_Material:_
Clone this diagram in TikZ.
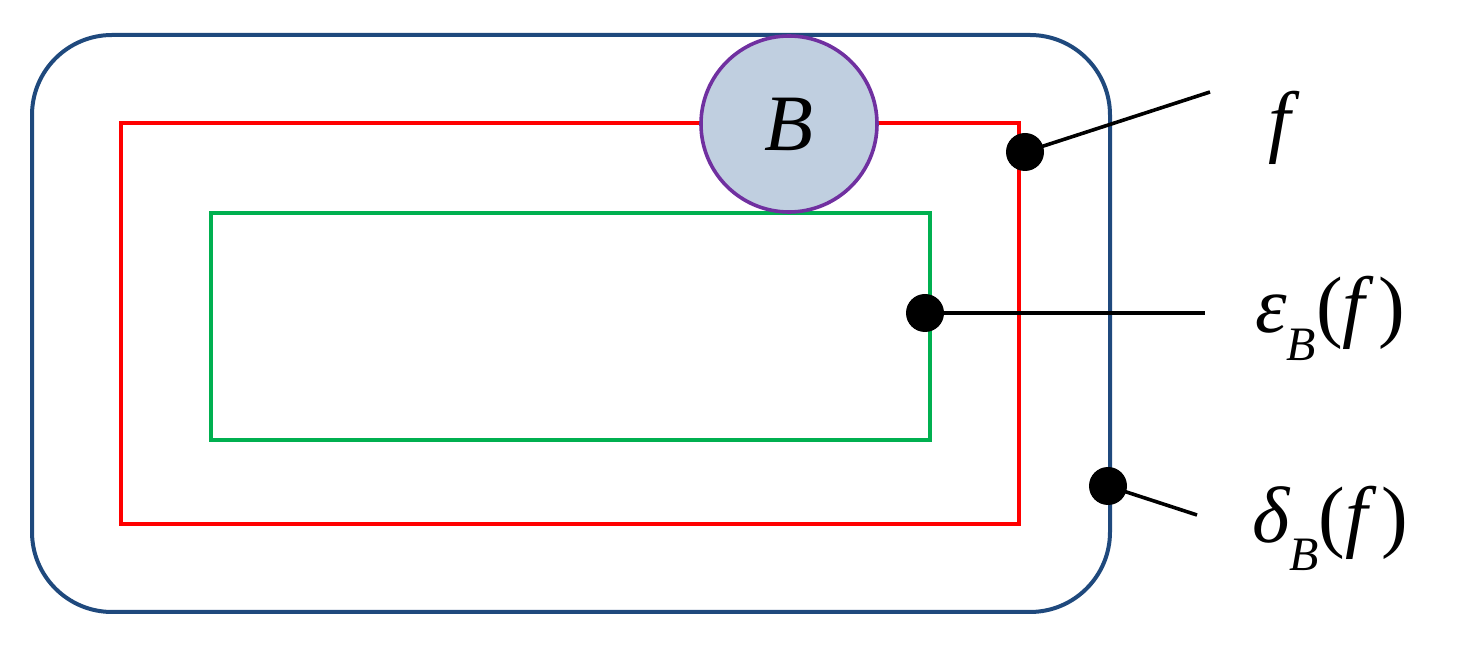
\documentclass[tikz,border=0pt]{standalone}
\usepackage{fontspec}
\setmainfont{Liberation Serif}
\definecolor{bblue}{RGB}{31,73,125}
\definecolor{ggreen}{RGB}{0,176,80}
\definecolor{ppurple}{RGB}{112,48,160}
\definecolor{cfill}{RGB}{192,207,224}
\newcommand{\mysub}[1]{\raisebox{-0.35em}{\fontsize{24}{28}\selectfont\itshape #1}}
\begin{document}
\begin{tikzpicture}[x=0.5pt,y=-0.5pt,
  dot/.style={circle,fill=black,inner sep=0pt,minimum size=19pt},
  lbl/.style={inner sep=0pt,font=\fontsize{40}{48}\selectfont},
  wire/.style={line width=1.8pt}]
\useasboundingbox (0,0) rectangle (1469,646);
\draw[line width=2pt,bblue,rounded corners=40pt] (32,35) rectangle (1110,612);
\draw[line width=2pt,red] (121,123) rectangle (1019,524);
\draw[line width=2pt,ggreen] (211,213) rectangle (930,440);
\node[circle,minimum size=88pt,inner sep=0pt,line width=1.8pt,draw=ppurple,fill=cfill,font=\fontsize{40}{48}\selectfont\itshape] (B) at (789,124) {B};
\node[dot] (d1) at (1025,152) {};
\node[dot] (d2) at (925,313) {};
\node[dot] (d3) at (1108,486) {};
\coordinate (e1) at (1210,92);
\coordinate (e2) at (1205,313);
\coordinate (e3) at (1197,515);
\draw[wire] (d1.center) -- (e1);
\draw[wire] (d2.center) -- (e2);
\draw[wire] (d3.center) -- (e3);
\node[lbl] (f) at (1280,128) {\itshape f};
\node[lbl] (eps) at (1330,318) {\itshape ε\mysub{B}\upshape(\itshape f\,\upshape)};
\node[lbl] (del) at (1330,528) {\itshape δ\mysub{B}\upshape(\itshape f\,\upshape)};
\end{tikzpicture}
\end{document}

_Exercise description:_
Reproduce the listing exactly. Leave its pictures out.

_Written response:_
Clone this diagram in TikZ.
\documentclass[tikz,border=0pt]{standalone}
\usepackage{fontspec}
\setmainfont{Liberation Serif}
\definecolor{bblue}{RGB}{31,73,125}
\definecolor{ggreen}{RGB}{0,176,80}
\definecolor{ppurple}{RGB}{112,48,160}
\definecolor{cfill}{RGB}{192,207,224}
\newcommand{\mysub}[1]{\raisebox{-0.35em}{\fontsize{24}{28}\selectfont\itshape #1}}
\begin{document}
\begin{tikzpicture}[x=0.5pt,y=-0.5pt,
  dot/.style={circle,fill=black,inner sep=0pt,minimum size=19pt},
  lbl/.style={inner sep=0pt,font=\fontsize{40}{48}\selectfont},
  wire/.style={line width=1.8pt}]
\useasboundingbox (0,0) rectangle (1469,646);
\draw[line width=2pt,bblue,rounded corners=40pt] (32,35) rectangle (1110,612);
\draw[line width=2pt,red] (121,123) rectangle (1019,524);
\draw[line width=2pt,ggreen] (211,213) rectangle (930,440);
\node[circle,minimum size=88pt,inner sep=0pt,line width=1.8pt,draw=ppurple,fill=cfill,font=\fontsize{40}{48}\selectfont\itshape] (B) at (789,124) {B};
\node[dot] (d1) at (1025,152) {};
\node[dot] (d2) at (925,313) {};
\node[dot] (d3) at (1108,486) {};
\coordinate (e1) at (1210,92);
\coordinate (e2) at (1205,313);
\coordinate (e3) at (1197,515);
\draw[wire] (d1.center) -- (e1);
\draw[wire] (d2.center) -- (e2);
\draw[wire] (d3.center) -- (e3);
\node[lbl] (f) at (1280,128) {\itshape f};
\node[lbl] (eps) at (1330,318) {\itshape ε\mysub{B}\upshape(\itshape f\,\upshape)};
\node[lbl] (del) at (1330,528) {\itshape δ\mysub{B}\upshape(\itshape f\,\upshape)};
\end{tikzpicture}
\end{document}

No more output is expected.